When the two conversed it was impossible not to overhear the conversation at our end as Dad would often deliver one his (loud) technical lectures on how the EU worked - and so much of my political education came from listening in, where my euroscepticism developed through osmosis. The only real world manifestation of "Booker" we ever encountered was the occasional delivery of a box of books written by Booker and North.

It was some years before I actually met Christopher. I found him aloof and a touch condescending, but there's no doubt he was a charming gentleman. Hard not to like. But whatever my view, there is no escaping that he was a loyal friend to my father, in a business where loyalty seldom exists. Many from that world have cosied up to my father because they knew what they could learn from him would give them the edge. Booker was not the only famous journalist to make regular phone calls to the house.

As a rule they came and went, taking what they could, often forgetting to credit their source, which is the sort of conduct I have come to expect from that corner of the media. I know my dad has invested countless hours in bringing journalists and politicians up to speed only to have them turn on him. Not so Booker, who could have taken the socially convenient route of disavowing him when pressured to do so.

That relationship is known to have created friction with his Telegraph editors who would have preferred it were one Richard North not in the picture. Booker's criticisms of the ERG and their suicidal WTO option fantasies saw his column pruned and relegated to the back pages. A lesser man might have put their career and financial interests first. By that quality alone I think well of him.

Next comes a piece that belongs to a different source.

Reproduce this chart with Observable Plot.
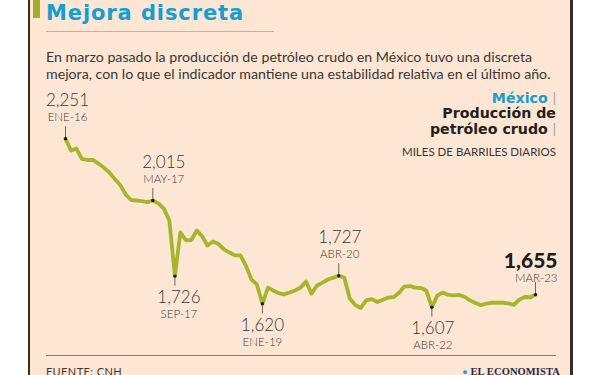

Unlike the late Helen Szamuely, another of my fathers partners in crime, I regrettably did not develop much of a relationship with Booker, speaking with him only when I occasionally answered the telephone. I doubt he'd even recognise me in the street. I can't really speak to his personality or elaborate much on what is already in the public domain. But what I can think him for is his loyalty to my father and his friendship - which has meant a great deal to our family. In one way or another, he has always been close by and an important feature of our lives.